Russell Moore: A Prophet for Profit It Seems

More misinformation from the media “mainstream”:

As of this week, the nation faces a crazier election season than many of us ever imagined, with Donald J. Trump as the all-but-certain nominee of the Republican Party. Regardless of the outcome in November, his campaign is forcing American Christians to grapple with some scary realities that will have implications for years to come.

This election has cast light on the darkness of pent-up nativism and bigotry all over the country. There are not not-so-coded message denouncing . . . immigrants. . . .

When many secular Americans think of evangelicals, they think of old, white precinct captains in Iowa or old, white television evangelists and their media empires. . . .

The center of gravity for both orthodoxy and evangelism is not among Anglo suburban evangelicals but among African Anglicans and Asian Calvinists and Latin American Evangelicalism today can be found in churches that are multiethnic and increasingly dominated by immigrant communities. — A White Church No More, Russell Moore Op-Ed Contributor, The New York Times, 5/6/16.

Fact Check: Russell Moore is president of the Ethics and Religious Liberty Commission of the Southern Baptist Convention, and he is clearly upset about Donald Trump. And just what has Trump said about immigration to suggest “scary realities” of “pent-up nativism and bigotry?” Basically he made some uncomplimentary remarks about Mexican lawbreakers and proposed strong steps to secure our porous border against illegal immigration. Also, he’s made some vague suggestions about reducing our tsunami levels of legal immigration.

To ordinary Americans that hardly sounds like anything “dark” and “scary,” but to the financial and political elites who run America it is disconcerting indeed. The right-wing of our ruling Establishment wants endless immigration for cheap labor and enhanced profits, and the left-wing wants masses of diverse and impoverished people for cheap votes. To justify their squalid self-interest they have stables of journalists, such as those at The New York Times, to cheerlead mass immigration.

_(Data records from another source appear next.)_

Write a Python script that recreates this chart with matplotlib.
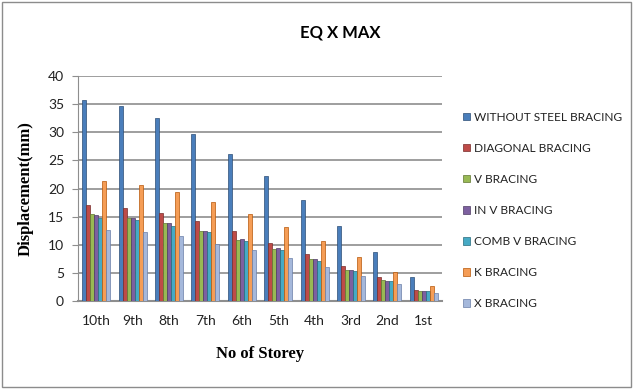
import matplotlib.pyplot as plt
import numpy as np
from matplotlib.patches import Rectangle

storeys = ["10th", "9th", "8th", "7th", "6th", "5th", "4th", "3rd", "2nd", "1st"]
series_names = ["WITHOUT STEEL BRACING", "DIAGONAL BRACING", "V BRACING",
                "IN V BRACING", "COMB V BRACING", "K BRACING", "X BRACING"]
without_steel = [35.7, 34.6, 32.6, 29.7, 26.2, 22.3, 18.0, 13.3, 8.8, 4.3]
diagonal      = [17.1, 16.6, 15.6, 14.2, 12.4, 10.4, 8.3, 6.3, 4.2, 2.0]
v_bracing     = [15.4, 14.8, 13.8, 12.4, 10.9, 9.2, 7.4, 5.5, 3.7, 1.8]
in_v          = [15.3, 14.7, 13.8, 12.5, 11.0, 9.4, 7.4, 5.5, 3.6, 1.8]
comb_v        = [14.8, 14.4, 13.4, 12.2, 10.7, 9.1, 7.2, 5.3, 3.6, 1.8]
k_bracing     = [21.3, 20.6, 19.4, 17.6, 15.5, 13.1, 10.6, 7.9, 5.2, 2.6]
x_bracing     = [12.6, 12.2, 11.5, 10.2, 9.0, 7.6, 6.1, 4.5, 3.0, 1.4]
y_ticks = [0, 5, 10, 15, 20, 25, 30, 35, 40]

series = [without_steel, diagonal, v_bracing, in_v, comb_v, k_bracing, x_bracing]
colors = ["#4A7EBB", "#BE4B48", "#98B954", "#7D60A0", "#46AAC5", "#F59D56", "#A5B8DB"]
edges = ["#2C4D75", "#772C2A", "#5F7530", "#4D3B62", "#276A7C", "#B65708", "#6A7FA8"]

sans = "Lato"
fig = plt.figure(figsize=(6.34, 3.89), dpi=100)
fig.patches.append(Rectangle((0.003, 0.005), 0.992, 0.99, transform=fig.transFigure,
                             fill=False, edgecolor="#8C8C8C", linewidth=1.0))
ax = fig.add_axes([78 / 634, 1 - 301 / 389, (442 - 78) / 634, (301 - 76) / 389])

x = np.arange(len(storeys))
bw = 0.11
for i, (vals, c, e) in enumerate(zip(series, colors, edges)):
    ax.bar(x + (i - 3) * bw, vals, width=bw, color=c, edgecolor=e,
           linewidth=0.5, label=series_names[i], zorder=3)

ax.set_xlim(-0.5, len(storeys) - 0.5)
ax.set_ylim(0, 40)
ax.set_yticks(y_ticks)
ax.set_xticks(x)
ax.set_xticklabels(storeys)
ax.yaxis.grid(True, color="#8E8E8E", linewidth=1.2, zorder=0)
for s in ["top", "right"]:
    ax.spines[s].set_visible(False)
ax.spines["left"].set_color("#8E8E8E")
ax.spines["bottom"].set_color("#8E8E8E")
ax.spines["bottom"].set_linewidth(1.5)
ax.tick_params(axis="y", length=4, color="#8E8E8E", labelsize=10, pad=6)
ax.tick_params(axis="x", length=0, labelsize=10, pad=10)
for lbl in ax.get_xticklabels() + ax.get_yticklabels():
    lbl.set_fontfamily(sans)
    lbl.set_color("#222222")

ax.set_ylabel("Displacement(mm)", fontfamily="Liberation Serif", fontweight="bold",
              fontsize=12, labelpad=10)
ax.set_xlabel("No of Storey", fontfamily="Liberation Serif", fontweight="bold",
              fontsize=12, labelpad=14)
fig.text(0.536, 1 - 33 / 389, "EQ X MAX", ha="center", va="center",
         fontfamily=sans, fontweight="bold", fontsize=12)

leg = fig.legend(loc="upper left", bbox_to_anchor=(452 / 634, 1 - 101 / 389),
                 frameon=False, prop={"family": sans, "size": 8.6},
                 handlelength=0.6, handleheight=0.6, handletextpad=0.35,
                 labelspacing=1.68)
for t in leg.get_texts():
    t.set_color("#222222")

fig.savefig("out.png", dpi=100)
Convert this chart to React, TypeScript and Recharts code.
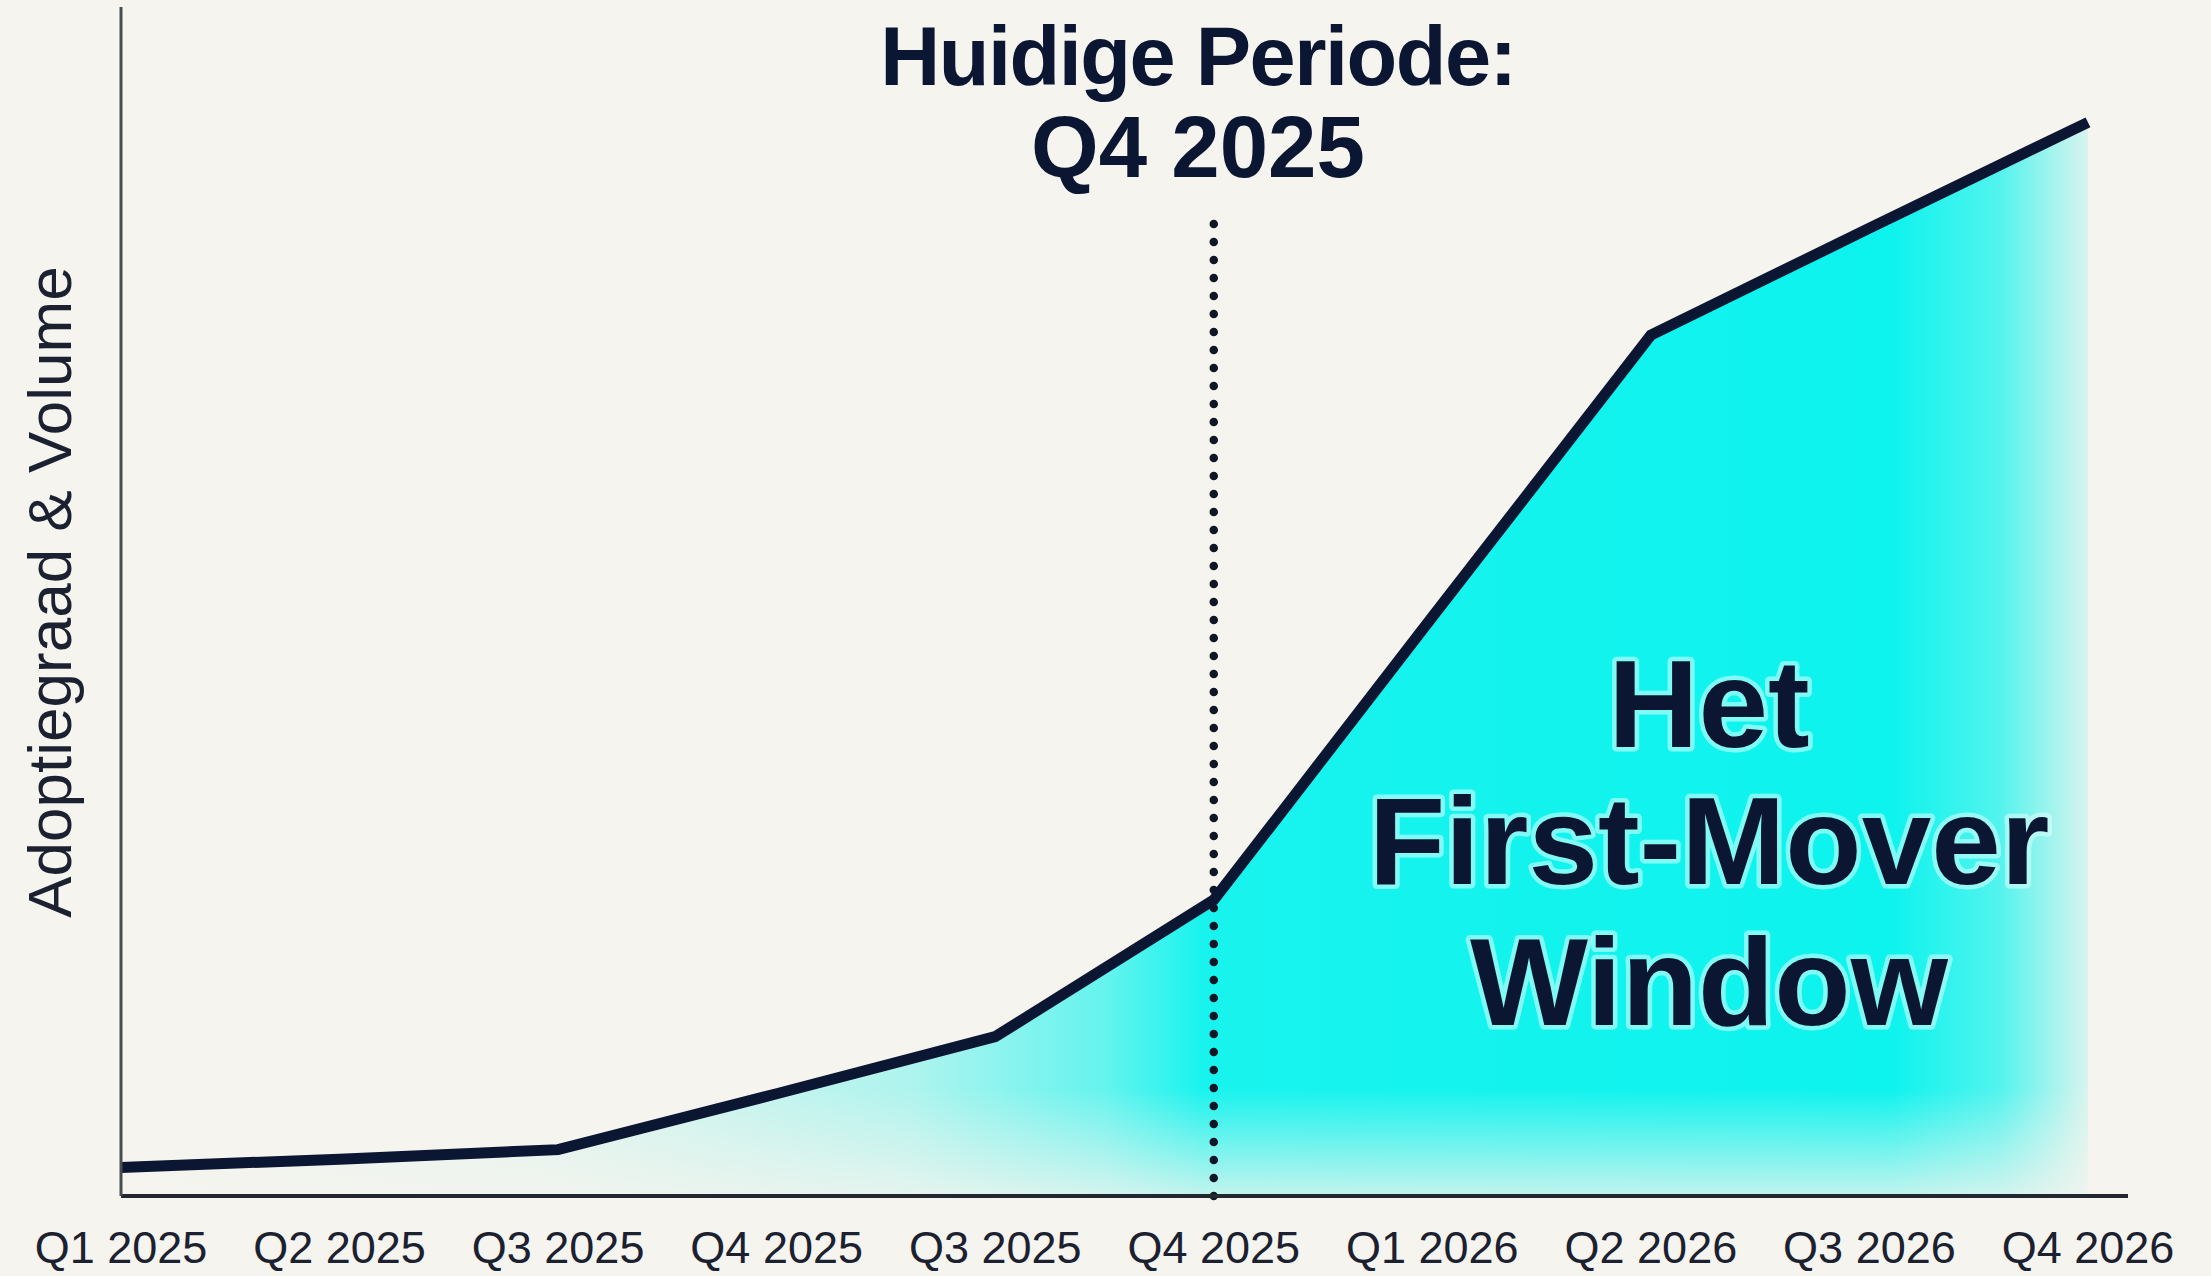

And they also invite guest columnists, like Moore, to do their work too. Moore boasts of his faith, but it’s hard to see much Christianity in advocacy which serves crass greed and the lust for political power. The divisive diversity created by mass immigration undermines social trust, compassion, and understanding.  Such an environment is hardly conducive to the practice of Christian virtues.

Some say that we have a duty to help foreigners with an open door. But admitting them in overwhelming numbers—with never a let-up—will turn us into what they are fleeing and make it impossible for us to help anymore. True Christian charity doesn’t destroy charity, and neither does it require national self-destruction.

In any case, Moore—with the greatest of modesty—likens his stand to that of the Old Testament prophet Elijah who stood as one man fearlessly against the corrupt and evil establishment of his day. But Moore, alas, is no Elijah. This Southern Baptist ethicist doesn’t confront America’s Establishment; he serves it in the most obsequious manner.

Writing for the Establishment’s journalistic flagship, The New York Times, he repeats a propaganda line elites commonly use to denigrate conservative native-born Americans, namely that they are old and white. The emphasis on “old” is to suggest that their day is past, and it’s time for “vibrant” immigrants to replace them.

Moore dresses this line in religious garb, but the thrust is still the same. In his telling, “Anglo” evangelicals are second-class Christians in comparison with vibrant foreigners and U.S. congregations dominated by “immigrant communities.” As for how it is that the latter so excel in “orthodoxy and evangelism,” Moore doesn’t explain. Evidently the reader is supposed to accept his claim on faith—as well as the implication that it’s time for worn-out “Anglo” Christians to yield to their spiritual superiors.

Moore’s service of providing moral cover to the powers-that-be will not go unnoticed—or unrewarded. Perhaps he will follow in the footsteps of many ambitious Southerners who completely shed their roots to reap the approval and perks of establishmentarians. If, however, he has even a smidgen of sincerity as a Christian ethicist, he might reflect that no true prophet can serve profiteers and the corruptions of power.